= Anthony Flinn =

British chef now based in Leeds

Anthony Flinn (born 1980 in Liverpool) is a British chef now based in Leeds. After studying at Huddersfield Technical College, he worked at the Michelin-starred restaurant Lords of the Manor, in Gloucestershire, for two years. Moving on to Barcelona, despite not speaking a word of Spanish, he worked alongside Xavier Pellicer at the Michelin-starred Abac restaurant. From here he moved on to the famous El Bulli restaurant, where he worked for two years with Ferran Adrià.
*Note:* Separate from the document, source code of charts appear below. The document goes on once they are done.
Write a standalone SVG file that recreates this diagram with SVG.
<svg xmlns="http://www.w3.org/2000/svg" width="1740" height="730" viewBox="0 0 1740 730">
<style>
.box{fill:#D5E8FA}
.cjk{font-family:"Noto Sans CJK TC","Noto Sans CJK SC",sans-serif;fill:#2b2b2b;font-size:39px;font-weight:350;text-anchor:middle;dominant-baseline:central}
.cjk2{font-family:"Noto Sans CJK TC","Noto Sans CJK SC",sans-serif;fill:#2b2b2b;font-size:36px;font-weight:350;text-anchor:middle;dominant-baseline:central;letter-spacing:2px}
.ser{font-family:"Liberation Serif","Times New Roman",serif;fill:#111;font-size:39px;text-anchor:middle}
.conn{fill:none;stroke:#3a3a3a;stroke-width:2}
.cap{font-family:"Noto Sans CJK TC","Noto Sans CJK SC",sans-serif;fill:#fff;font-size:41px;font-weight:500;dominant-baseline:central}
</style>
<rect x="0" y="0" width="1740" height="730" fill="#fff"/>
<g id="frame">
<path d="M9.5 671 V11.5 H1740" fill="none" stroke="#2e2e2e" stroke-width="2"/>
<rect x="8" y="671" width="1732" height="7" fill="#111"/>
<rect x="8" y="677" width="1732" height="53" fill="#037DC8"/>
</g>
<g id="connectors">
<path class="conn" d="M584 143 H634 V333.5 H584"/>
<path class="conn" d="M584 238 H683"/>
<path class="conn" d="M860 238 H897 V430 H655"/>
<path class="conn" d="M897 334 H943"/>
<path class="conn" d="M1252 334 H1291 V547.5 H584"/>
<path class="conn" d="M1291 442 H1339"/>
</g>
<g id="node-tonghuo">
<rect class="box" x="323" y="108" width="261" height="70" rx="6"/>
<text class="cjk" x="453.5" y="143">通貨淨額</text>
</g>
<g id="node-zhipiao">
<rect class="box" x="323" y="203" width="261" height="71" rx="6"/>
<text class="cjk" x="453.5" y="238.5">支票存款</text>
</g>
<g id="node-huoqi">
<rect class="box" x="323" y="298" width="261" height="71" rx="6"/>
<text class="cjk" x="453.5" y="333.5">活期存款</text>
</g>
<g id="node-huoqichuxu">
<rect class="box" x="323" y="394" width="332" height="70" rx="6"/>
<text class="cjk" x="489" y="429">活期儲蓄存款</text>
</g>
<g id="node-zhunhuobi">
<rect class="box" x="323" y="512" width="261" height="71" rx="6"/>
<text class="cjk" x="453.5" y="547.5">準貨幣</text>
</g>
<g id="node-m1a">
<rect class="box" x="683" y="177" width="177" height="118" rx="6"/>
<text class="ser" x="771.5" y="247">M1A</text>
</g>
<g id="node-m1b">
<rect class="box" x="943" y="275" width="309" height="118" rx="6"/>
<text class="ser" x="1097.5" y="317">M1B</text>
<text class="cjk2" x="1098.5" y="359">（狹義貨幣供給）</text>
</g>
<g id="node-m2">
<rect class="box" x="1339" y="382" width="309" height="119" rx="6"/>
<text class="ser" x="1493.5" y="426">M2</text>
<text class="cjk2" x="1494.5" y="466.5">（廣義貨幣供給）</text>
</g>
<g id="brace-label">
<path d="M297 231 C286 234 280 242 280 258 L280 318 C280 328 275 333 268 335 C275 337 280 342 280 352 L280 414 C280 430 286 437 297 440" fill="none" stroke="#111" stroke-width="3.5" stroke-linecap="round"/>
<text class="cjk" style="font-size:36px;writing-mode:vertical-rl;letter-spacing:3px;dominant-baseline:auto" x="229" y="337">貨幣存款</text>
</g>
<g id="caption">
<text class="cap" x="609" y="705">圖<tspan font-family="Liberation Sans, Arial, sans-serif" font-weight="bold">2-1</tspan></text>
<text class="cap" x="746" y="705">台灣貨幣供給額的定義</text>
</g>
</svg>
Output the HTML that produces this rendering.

In March 2004, he opened Anthony's Restaurant in Leeds, with the business backing of his father, also called Anthony. He followed it up with two more restaurants, Anthony's at Flannels and Anthony's Patisserie. In November 2008, a fourth restaurant, the Piazza by Anthony, opened in Leeds Corn Exchange. In March 2013 he relocated his eponymous Restaurant to The Leeds Corn Exchange to sit alongside his Piazza Brasserie All of the restaurants were closed down on 21 June 2013.

Like Adrià and Heston Blumenthal, Flinn has been linked with the molecular gastronomy movement, notably with his use of "culinary foam". He has disassociated himself with the term however, saying it "gets bandied around too much".

Although he appeared in the BBC TV series Great British Menu, he has described himself as "not a TV-style chef", adding "I'm not prepared to sell my soul for TV… I'm not a smiley person and I don't jump around joking about."